While Saudi Arabia's heavily criticized male guardianship system has yet to be completely abolished, it looks like it's slowly being dismantled

In the latest blow to the system, the kingdom's Ministry of Health recently directed all local health facilities to grant women their right to seek medical treatment without the approval of a male guardian, informed sources told Saudi Gazette.

For decades, an article included under the country's male guardianship scheme barred women from undergoing any medical procedure without the permission of a father, brother, husband, or any other male relative.

A couple of years back, an order sent out by King Salman stated that women were no longer required to provide written consent of their male guardians for medical procedures. However, this specific part of the decree didn't take effect up until the latest directive was issued. Under it, medics are required to seek "the approval of the adult and mentally capable patient" regardless of gender.

The male guardianship system once granted men complete control over women in nearly all aspects of life, but that's changing as the kingdom has gradually been stripping power away from them.

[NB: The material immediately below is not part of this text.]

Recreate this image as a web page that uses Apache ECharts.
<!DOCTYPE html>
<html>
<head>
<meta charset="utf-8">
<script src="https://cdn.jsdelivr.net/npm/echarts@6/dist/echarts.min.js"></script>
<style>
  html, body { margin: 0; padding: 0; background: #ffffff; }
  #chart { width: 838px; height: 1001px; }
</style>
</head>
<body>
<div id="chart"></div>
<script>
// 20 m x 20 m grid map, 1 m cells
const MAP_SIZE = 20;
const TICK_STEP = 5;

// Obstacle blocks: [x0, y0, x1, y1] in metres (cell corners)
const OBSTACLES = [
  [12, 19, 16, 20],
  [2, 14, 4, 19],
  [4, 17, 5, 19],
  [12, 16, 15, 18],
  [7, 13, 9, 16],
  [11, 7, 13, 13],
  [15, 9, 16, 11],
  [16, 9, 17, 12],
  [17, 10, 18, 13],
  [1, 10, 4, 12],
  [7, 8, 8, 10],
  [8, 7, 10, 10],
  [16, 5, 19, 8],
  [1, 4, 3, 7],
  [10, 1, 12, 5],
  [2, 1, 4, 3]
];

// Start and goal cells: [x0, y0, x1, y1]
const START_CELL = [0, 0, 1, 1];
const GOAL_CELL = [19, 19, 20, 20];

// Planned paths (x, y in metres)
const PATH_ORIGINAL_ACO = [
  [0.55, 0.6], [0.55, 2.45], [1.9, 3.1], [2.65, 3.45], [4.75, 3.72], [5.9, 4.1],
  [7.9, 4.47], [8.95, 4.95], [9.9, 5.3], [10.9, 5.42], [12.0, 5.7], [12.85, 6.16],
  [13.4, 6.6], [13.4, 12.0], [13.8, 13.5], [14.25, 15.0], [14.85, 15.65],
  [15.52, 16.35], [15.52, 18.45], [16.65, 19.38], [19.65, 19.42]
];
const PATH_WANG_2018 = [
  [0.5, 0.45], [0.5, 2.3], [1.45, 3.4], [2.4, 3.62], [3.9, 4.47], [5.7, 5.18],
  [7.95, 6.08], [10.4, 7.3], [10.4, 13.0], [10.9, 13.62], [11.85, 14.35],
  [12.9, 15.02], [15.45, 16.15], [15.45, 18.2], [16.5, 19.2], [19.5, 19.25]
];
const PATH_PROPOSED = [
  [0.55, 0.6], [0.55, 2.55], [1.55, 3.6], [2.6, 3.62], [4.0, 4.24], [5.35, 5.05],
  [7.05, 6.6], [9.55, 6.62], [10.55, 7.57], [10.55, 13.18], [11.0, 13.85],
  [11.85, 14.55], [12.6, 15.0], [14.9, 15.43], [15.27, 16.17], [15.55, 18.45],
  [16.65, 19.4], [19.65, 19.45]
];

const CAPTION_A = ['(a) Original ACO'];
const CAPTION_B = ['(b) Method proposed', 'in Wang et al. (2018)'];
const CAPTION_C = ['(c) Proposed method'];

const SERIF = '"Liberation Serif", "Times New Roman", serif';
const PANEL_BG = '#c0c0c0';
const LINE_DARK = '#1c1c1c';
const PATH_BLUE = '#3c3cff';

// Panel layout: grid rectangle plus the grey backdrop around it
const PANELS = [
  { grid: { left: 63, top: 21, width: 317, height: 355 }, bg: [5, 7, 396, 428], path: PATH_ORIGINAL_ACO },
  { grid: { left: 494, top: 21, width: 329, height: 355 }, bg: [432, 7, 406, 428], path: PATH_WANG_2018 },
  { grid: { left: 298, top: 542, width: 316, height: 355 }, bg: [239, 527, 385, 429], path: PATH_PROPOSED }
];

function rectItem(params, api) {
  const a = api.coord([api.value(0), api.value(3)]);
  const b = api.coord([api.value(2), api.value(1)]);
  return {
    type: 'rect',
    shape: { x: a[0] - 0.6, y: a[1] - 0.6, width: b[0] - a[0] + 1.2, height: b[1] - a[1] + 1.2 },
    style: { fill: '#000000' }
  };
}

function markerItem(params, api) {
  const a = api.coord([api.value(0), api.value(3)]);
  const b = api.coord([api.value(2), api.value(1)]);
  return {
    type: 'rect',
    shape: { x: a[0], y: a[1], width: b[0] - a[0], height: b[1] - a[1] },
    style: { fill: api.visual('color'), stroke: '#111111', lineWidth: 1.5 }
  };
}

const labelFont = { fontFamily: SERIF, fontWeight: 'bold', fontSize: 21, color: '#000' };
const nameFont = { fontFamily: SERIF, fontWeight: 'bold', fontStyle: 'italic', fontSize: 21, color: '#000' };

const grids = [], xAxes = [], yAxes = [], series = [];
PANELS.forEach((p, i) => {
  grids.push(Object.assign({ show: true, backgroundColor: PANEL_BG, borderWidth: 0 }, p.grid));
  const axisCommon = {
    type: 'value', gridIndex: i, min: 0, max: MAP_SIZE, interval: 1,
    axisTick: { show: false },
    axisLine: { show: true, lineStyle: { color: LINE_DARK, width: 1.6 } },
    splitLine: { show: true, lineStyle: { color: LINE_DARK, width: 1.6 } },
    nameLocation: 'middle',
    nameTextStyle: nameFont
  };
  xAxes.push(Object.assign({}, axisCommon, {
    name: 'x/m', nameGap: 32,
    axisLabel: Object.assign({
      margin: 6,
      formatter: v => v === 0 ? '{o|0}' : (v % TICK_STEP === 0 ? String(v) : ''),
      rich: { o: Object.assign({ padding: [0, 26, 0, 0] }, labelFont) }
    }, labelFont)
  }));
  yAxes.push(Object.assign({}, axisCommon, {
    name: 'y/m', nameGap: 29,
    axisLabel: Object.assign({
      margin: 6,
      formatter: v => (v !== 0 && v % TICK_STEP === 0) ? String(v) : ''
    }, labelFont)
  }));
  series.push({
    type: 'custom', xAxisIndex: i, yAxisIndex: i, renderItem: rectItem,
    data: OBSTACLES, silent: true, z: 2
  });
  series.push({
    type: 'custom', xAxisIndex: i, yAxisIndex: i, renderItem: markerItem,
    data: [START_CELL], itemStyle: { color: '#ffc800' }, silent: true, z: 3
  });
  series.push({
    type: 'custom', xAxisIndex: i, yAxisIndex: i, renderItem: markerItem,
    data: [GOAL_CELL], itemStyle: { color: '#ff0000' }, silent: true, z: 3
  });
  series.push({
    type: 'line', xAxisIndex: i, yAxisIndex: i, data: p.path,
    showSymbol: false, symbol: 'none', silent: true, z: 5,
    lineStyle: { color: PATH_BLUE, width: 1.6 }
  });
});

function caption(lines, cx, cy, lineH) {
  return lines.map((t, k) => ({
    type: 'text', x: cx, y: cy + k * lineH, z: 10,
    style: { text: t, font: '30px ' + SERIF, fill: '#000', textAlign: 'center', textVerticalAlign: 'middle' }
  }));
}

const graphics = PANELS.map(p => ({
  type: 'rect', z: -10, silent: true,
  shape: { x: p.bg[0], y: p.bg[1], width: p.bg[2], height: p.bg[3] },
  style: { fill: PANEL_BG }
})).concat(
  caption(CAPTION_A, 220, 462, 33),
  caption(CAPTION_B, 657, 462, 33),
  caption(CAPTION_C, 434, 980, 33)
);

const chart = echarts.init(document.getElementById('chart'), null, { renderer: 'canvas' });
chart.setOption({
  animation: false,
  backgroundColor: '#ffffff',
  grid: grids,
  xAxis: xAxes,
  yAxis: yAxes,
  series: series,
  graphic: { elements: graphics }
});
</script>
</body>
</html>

Earlier this year, the country granted women their right to apply for passports and travel outside the kingdom without male approval. This specific move dealt a huge blow to the system, a legal code influenced by a fundamentalist interpretation of Sharia law. 

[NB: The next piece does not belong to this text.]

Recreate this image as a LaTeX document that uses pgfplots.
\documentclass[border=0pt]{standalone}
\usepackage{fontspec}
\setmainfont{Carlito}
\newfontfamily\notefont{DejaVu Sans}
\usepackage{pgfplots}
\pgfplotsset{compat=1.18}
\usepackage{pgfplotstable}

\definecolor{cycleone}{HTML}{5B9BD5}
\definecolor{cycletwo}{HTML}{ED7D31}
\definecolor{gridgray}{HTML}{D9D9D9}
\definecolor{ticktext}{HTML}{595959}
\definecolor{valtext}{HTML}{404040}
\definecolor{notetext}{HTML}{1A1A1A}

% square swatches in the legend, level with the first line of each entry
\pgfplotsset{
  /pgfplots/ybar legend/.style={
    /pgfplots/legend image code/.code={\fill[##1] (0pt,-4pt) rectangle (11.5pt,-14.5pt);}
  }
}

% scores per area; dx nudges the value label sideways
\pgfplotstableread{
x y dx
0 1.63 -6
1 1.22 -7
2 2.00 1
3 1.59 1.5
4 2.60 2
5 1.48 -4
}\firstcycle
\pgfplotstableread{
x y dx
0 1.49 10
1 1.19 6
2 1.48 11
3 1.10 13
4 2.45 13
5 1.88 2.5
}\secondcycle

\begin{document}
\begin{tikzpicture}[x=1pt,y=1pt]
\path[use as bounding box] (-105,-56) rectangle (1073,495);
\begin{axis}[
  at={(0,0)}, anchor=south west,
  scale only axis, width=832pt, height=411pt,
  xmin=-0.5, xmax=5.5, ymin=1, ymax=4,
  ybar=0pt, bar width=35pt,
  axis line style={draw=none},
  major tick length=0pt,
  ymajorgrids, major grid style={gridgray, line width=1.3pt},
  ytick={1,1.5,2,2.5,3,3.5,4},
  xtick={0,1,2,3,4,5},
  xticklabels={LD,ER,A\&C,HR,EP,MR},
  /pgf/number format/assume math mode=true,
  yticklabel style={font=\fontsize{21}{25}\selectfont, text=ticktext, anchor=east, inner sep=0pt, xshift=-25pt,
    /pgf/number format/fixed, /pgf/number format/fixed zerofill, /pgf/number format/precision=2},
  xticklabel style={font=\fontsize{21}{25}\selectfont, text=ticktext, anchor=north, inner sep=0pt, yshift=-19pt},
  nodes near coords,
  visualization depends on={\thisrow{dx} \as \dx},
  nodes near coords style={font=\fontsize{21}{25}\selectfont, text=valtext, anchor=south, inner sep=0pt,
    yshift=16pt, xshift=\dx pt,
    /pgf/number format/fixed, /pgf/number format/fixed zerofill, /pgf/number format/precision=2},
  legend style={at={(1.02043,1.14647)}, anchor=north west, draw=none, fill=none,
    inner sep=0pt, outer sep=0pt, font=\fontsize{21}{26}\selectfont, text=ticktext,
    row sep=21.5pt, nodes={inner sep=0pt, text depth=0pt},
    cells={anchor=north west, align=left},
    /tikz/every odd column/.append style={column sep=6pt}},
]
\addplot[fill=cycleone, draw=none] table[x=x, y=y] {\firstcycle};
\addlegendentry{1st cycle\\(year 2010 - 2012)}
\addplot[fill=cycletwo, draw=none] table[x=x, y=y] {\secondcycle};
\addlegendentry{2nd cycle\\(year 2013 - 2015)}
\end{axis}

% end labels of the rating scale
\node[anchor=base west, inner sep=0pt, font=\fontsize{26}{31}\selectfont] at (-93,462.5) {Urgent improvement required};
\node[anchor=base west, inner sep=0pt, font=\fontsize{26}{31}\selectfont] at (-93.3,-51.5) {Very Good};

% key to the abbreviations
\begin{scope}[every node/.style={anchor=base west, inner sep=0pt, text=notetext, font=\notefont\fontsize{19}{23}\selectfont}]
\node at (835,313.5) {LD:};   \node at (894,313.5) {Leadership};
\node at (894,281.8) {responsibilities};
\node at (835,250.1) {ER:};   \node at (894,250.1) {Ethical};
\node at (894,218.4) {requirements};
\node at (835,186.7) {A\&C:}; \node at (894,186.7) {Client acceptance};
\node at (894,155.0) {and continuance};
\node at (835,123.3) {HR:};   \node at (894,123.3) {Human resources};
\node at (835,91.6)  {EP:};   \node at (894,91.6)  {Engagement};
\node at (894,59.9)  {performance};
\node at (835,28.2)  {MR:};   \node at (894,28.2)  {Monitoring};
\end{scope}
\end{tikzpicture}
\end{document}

In 2017, Saudi Arabia's King Salman issued a royal decree freeing women from their male guardians when it comes to government services including applying for work permits and educational services. 

While all the aforementioned constitutes a huge step forward for women in the kingdom, it's not enough. 

Why? Because women in the country still require male consent to get married, live on their own, and leave prison or domestic abuse shelters. They are also not entitled to pass on citizenship to their children nor provide consent for the latter to marry.

The male guardianship system leaves women prone to abuse

Because it grants so much power to men, the system renders women helpless, especially when facing abuse. 

For one, a woman is not allowed to report domestic violence to the police without her male guardian being present. In cases where the abuser is the victim's guardian, the entire nonsensical process is rendered useless. 

For two, thousands of men have abused the system, twisting it in their favor and using its rules to subject women to gross injustices. 

These violations prompted Saudi authorities to take action against male guardians who were "misusing the male guardianship system" but didn't lead to the system's abolishment. 

Saudi women won't rest until this system ends

Saudi women are fighting to break-up the system as a whole both online and off. To them, it doesn't make any sense that their most basic rights are dependent on how "open-minded" their guardian actually is. 

Earlier this year, they launched an online movement against it under the viral Arabic hashtag "end male guardianship or we will all emigrate." 

This is just one of many campaigns created by women in a bid to push boundaries and defy deep-rooted societal norms.

Over the years, many Saudi women even risked their lives to shatter the unjust system governing them. Others were arrested for defying it including Mariam Al-Otaibi, a Saudi women's rights activist who was detained after trying to escape her abusive family. The young woman moved to Riyadh in a bid to find work and lead a more independent life. Her arrest came after her father filed a complaint against her for being absent from home, something that continues to be considered an offense for women under the country's male guardianship system.